Repeat every line exactly, keeping the pictures out of the copy.

** GIVEN MATERIAL **
___

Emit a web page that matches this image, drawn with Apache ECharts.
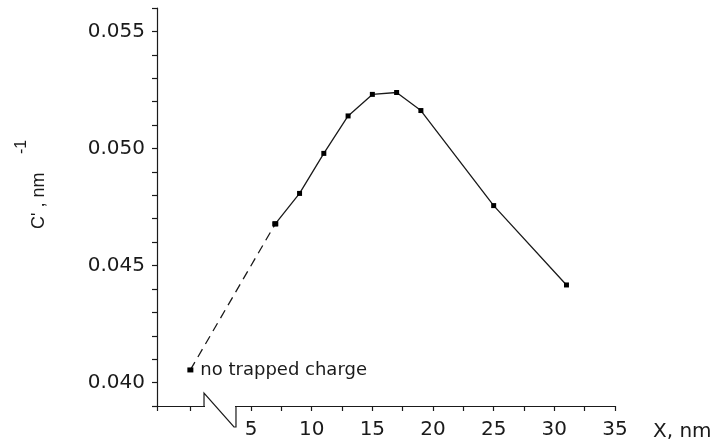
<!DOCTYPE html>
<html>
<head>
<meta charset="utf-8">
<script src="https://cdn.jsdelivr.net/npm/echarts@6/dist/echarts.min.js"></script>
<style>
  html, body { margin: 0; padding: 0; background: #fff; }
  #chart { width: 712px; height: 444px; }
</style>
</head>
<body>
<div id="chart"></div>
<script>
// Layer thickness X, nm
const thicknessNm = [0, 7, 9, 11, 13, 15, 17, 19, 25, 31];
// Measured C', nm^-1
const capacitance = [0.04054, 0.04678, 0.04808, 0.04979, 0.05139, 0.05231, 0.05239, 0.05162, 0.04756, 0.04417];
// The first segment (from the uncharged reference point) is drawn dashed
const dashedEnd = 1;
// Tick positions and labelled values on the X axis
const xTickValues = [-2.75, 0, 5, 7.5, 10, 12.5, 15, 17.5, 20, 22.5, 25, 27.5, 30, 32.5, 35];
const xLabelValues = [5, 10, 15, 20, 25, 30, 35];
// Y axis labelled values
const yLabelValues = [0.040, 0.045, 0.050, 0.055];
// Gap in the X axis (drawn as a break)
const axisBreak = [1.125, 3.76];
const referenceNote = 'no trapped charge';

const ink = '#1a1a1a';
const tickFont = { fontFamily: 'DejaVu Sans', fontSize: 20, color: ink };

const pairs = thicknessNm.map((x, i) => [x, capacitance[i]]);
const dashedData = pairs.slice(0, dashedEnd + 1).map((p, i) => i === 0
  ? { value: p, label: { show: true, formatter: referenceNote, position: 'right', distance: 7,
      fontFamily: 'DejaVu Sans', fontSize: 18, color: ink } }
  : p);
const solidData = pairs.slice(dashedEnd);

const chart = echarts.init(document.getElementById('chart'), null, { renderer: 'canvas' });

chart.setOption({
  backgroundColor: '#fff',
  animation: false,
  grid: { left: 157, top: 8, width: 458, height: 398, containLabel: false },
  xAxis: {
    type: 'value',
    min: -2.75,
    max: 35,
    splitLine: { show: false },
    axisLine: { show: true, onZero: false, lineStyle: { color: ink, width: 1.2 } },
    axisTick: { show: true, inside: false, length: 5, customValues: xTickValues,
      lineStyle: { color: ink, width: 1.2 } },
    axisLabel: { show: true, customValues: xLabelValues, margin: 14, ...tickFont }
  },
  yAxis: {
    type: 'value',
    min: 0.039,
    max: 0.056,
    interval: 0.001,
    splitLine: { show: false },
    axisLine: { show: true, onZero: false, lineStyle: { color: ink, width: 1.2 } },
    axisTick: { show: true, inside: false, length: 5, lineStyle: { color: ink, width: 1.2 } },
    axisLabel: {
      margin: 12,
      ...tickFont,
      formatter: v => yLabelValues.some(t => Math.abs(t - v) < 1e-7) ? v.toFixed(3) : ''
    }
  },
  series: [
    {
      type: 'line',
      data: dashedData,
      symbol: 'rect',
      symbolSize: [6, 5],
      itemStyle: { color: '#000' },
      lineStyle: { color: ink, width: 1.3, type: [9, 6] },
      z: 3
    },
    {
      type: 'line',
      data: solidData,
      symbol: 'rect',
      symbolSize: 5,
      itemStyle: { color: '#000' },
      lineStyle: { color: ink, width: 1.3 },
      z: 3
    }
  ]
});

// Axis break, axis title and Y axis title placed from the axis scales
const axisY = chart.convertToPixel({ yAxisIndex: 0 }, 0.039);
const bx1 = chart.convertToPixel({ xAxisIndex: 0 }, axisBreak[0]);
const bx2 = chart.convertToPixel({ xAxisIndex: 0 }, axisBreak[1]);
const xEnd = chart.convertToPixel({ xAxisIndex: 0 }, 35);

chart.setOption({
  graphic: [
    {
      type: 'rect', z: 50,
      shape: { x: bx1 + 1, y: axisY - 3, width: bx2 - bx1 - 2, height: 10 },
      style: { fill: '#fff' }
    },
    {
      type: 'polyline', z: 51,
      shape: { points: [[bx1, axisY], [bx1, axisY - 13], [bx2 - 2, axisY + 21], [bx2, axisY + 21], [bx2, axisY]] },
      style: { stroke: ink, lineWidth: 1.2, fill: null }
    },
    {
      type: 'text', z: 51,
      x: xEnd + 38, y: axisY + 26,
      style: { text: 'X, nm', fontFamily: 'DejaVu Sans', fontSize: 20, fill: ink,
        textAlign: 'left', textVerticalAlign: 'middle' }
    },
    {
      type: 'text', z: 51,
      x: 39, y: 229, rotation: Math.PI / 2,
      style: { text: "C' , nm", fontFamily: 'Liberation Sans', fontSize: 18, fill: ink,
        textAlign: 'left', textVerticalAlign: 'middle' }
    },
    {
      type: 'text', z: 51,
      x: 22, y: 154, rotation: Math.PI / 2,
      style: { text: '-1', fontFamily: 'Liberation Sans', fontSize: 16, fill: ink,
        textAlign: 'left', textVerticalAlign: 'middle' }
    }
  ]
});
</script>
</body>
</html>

___

** COMPLETE OUTPUT **
Emit a web page that matches this image, drawn with Apache ECharts.
<!DOCTYPE html>
<html>
<head>
<meta charset="utf-8">
<script src="https://cdn.jsdelivr.net/npm/echarts@6/dist/echarts.min.js"></script>
<style>
  html, body { margin: 0; padding: 0; background: #fff; }
  #chart { width: 712px; height: 444px; }
</style>
</head>
<body>
<div id="chart"></div>
<script>
// Layer thickness X, nm
const thicknessNm = [0, 7, 9, 11, 13, 15, 17, 19, 25, 31];
// Measured C', nm^-1
const capacitance = [0.04054, 0.04678, 0.04808, 0.04979, 0.05139, 0.05231, 0.05239, 0.05162, 0.04756, 0.04417];
// The first segment (from the uncharged reference point) is drawn dashed
const dashedEnd = 1;
// Tick positions and labelled values on the X axis
const xTickValues = [-2.75, 0, 5, 7.5, 10, 12.5, 15, 17.5, 20, 22.5, 25, 27.5, 30, 32.5, 35];
const xLabelValues = [5, 10, 15, 20, 25, 30, 35];
// Y axis labelled values
const yLabelValues = [0.040, 0.045, 0.050, 0.055];
// Gap in the X axis (drawn as a break)
const axisBreak = [1.125, 3.76];
const referenceNote = 'no trapped charge';

const ink = '#1a1a1a';
const tickFont = { fontFamily: 'DejaVu Sans', fontSize: 20, color: ink };

const pairs = thicknessNm.map((x, i) => [x, capacitance[i]]);
const dashedData = pairs.slice(0, dashedEnd + 1).map((p, i) => i === 0
  ? { value: p, label: { show: true, formatter: referenceNote, position: 'right', distance: 7,
      fontFamily: 'DejaVu Sans', fontSize: 18, color: ink } }
  : p);
const solidData = pairs.slice(dashedEnd);

const chart = echarts.init(document.getElementById('chart'), null, { renderer: 'canvas' });

chart.setOption({
  backgroundColor: '#fff',
  animation: false,
  grid: { left: 157, top: 8, width: 458, height: 398, containLabel: false },
  xAxis: {
    type: 'value',
    min: -2.75,
    max: 35,
    splitLine: { show: false },
    axisLine: { show: true, onZero: false, lineStyle: { color: ink, width: 1.2 } },
    axisTick: { show: true, inside: false, length: 5, customValues: xTickValues,
      lineStyle: { color: ink, width: 1.2 } },
    axisLabel: { show: true, customValues: xLabelValues, margin: 14, ...tickFont }
  },
  yAxis: {
    type: 'value',
    min: 0.039,
    max: 0.056,
    interval: 0.001,
    splitLine: { show: false },
    axisLine: { show: true, onZero: false, lineStyle: { color: ink, width: 1.2 } },
    axisTick: { show: true, inside: false, length: 5, lineStyle: { color: ink, width: 1.2 } },
    axisLabel: {
      margin: 12,
      ...tickFont,
      formatter: v => yLabelValues.some(t => Math.abs(t - v) < 1e-7) ? v.toFixed(3) : ''
    }
  },
  series: [
    {
      type: 'line',
      data: dashedData,
      symbol: 'rect',
      symbolSize: [6, 5],
      itemStyle: { color: '#000' },
      lineStyle: { color: ink, width: 1.3, type: [9, 6] },
      z: 3
    },
    {
      type: 'line',
      data: solidData,
      symbol: 'rect',
      symbolSize: 5,
      itemStyle: { color: '#000' },
      lineStyle: { color: ink, width: 1.3 },
      z: 3
    }
  ]
});

// Axis break, axis title and Y axis title placed from the axis scales
const axisY = chart.convertToPixel({ yAxisIndex: 0 }, 0.039);
const bx1 = chart.convertToPixel({ xAxisIndex: 0 }, axisBreak[0]);
const bx2 = chart.convertToPixel({ xAxisIndex: 0 }, axisBreak[1]);
const xEnd = chart.convertToPixel({ xAxisIndex: 0 }, 35);

chart.setOption({
  graphic: [
    {
      type: 'rect', z: 50,
      shape: { x: bx1 + 1, y: axisY - 3, width: bx2 - bx1 - 2, height: 10 },
      style: { fill: '#fff' }
    },
    {
      type: 'polyline', z: 51,
      shape: { points: [[bx1, axisY], [bx1, axisY - 13], [bx2 - 2, axisY + 21], [bx2, axisY + 21], [bx2, axisY]] },
      style: { stroke: ink, lineWidth: 1.2, fill: null }
    },
    {
      type: 'text', z: 51,
      x: xEnd + 38, y: axisY + 26,
      style: { text: 'X, nm', fontFamily: 'DejaVu Sans', fontSize: 20, fill: ink,
        textAlign: 'left', textVerticalAlign: 'middle' }
    },
    {
      type: 'text', z: 51,
      x: 39, y: 229, rotation: Math.PI / 2,
      style: { text: "C' , nm", fontFamily: 'Liberation Sans', fontSize: 18, fill: ink,
        textAlign: 'left', textVerticalAlign: 'middle' }
    },
    {
      type: 'text', z: 51,
      x: 22, y: 154, rotation: Math.PI / 2,
      style: { text: '-1', fontFamily: 'Liberation Sans', fontSize: 16, fill: ink,
        textAlign: 'left', textVerticalAlign: 'middle' }
    }
  ]
});
</script>
</body>
</html>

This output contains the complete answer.